Thursday, April 5, 2018

A Start Up Company Wants to Put a, Hotel? TimeShare? Permanent Housing? In Space.

'Luxury Space Hotel' to Launch in 2021

Well-heeled space tourists will have a new orbital destination four years from now, if one company's plans come to fruition. That startup, called Orion Span, aims to loft its "Aurora Station" in late 2021 and begin accommodating guests in 2022.
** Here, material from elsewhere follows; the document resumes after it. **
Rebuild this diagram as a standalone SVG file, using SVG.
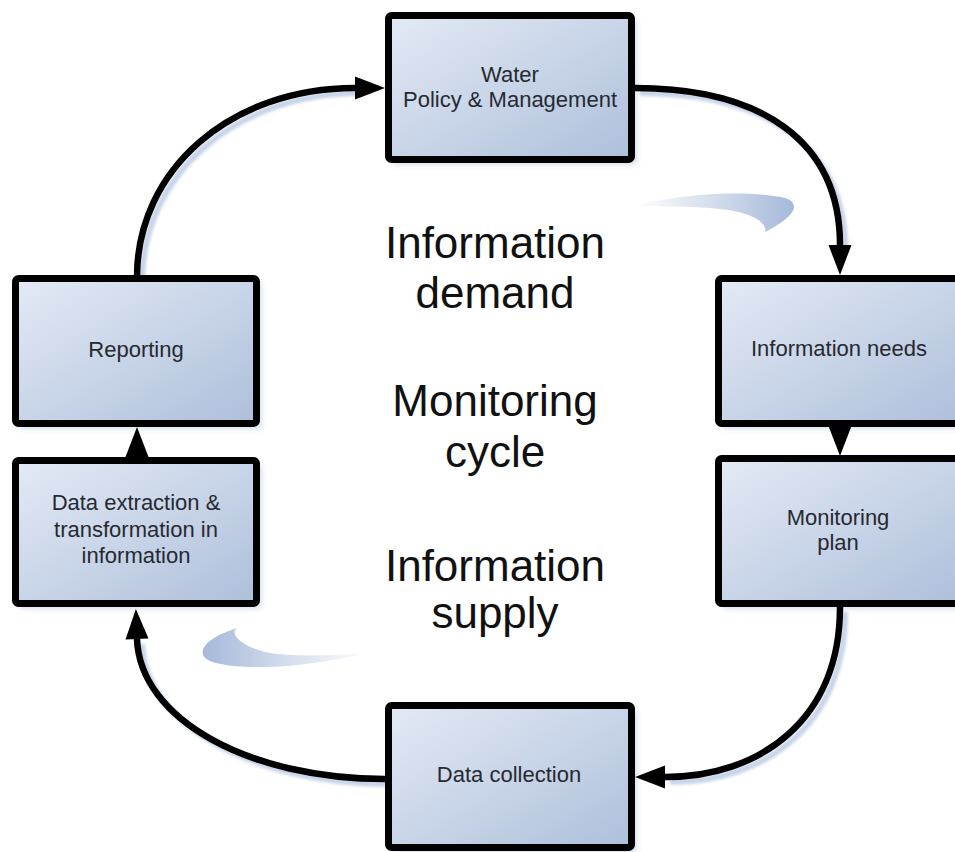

From article, (Well-heeled space tourists will have a new orbital destination four years from now, if one company's plans come to fruition.
Orion Span, aims to loft its "Aurora Station" in late 2021 and begin accommodating guests in 2022. 
"Affordable" is a relative term: A 12-day stay aboard Aurora Station will start at $9.5 million. Still, that's quite a bit less than orbital tourists have paid in the past. From 2001 through 2009, seven private citizens took a total of eight trips to the International Space Station (ISS), paying an estimated $20 million to $40 million each time. (These private missions were brokered by the Virginia-based company Space Adventures and employed Russian Soyuz spacecraft and rockets.)
 Orion Span is building Aurora Station itself, Bunger added. The company — some of whose key engineering players have helped design and operate the ISS — is manufacturing the hotel in Houston and developing the software required to run it in the Bay Area, he said.
Aurora Station will be about the size of a large private jet's cabin. It'll measure 43.5 feet long by 14.1 feet wide (13.3 by 4.3 meters) and feature a pressurized volume of 5,650 cubic feet (160 cubic m), Orion Span representatives said. For comparison, the ISS is 357 feet (109 m) long and has an internal pressurized volume of 32,333 cubic feet (916 cubic m).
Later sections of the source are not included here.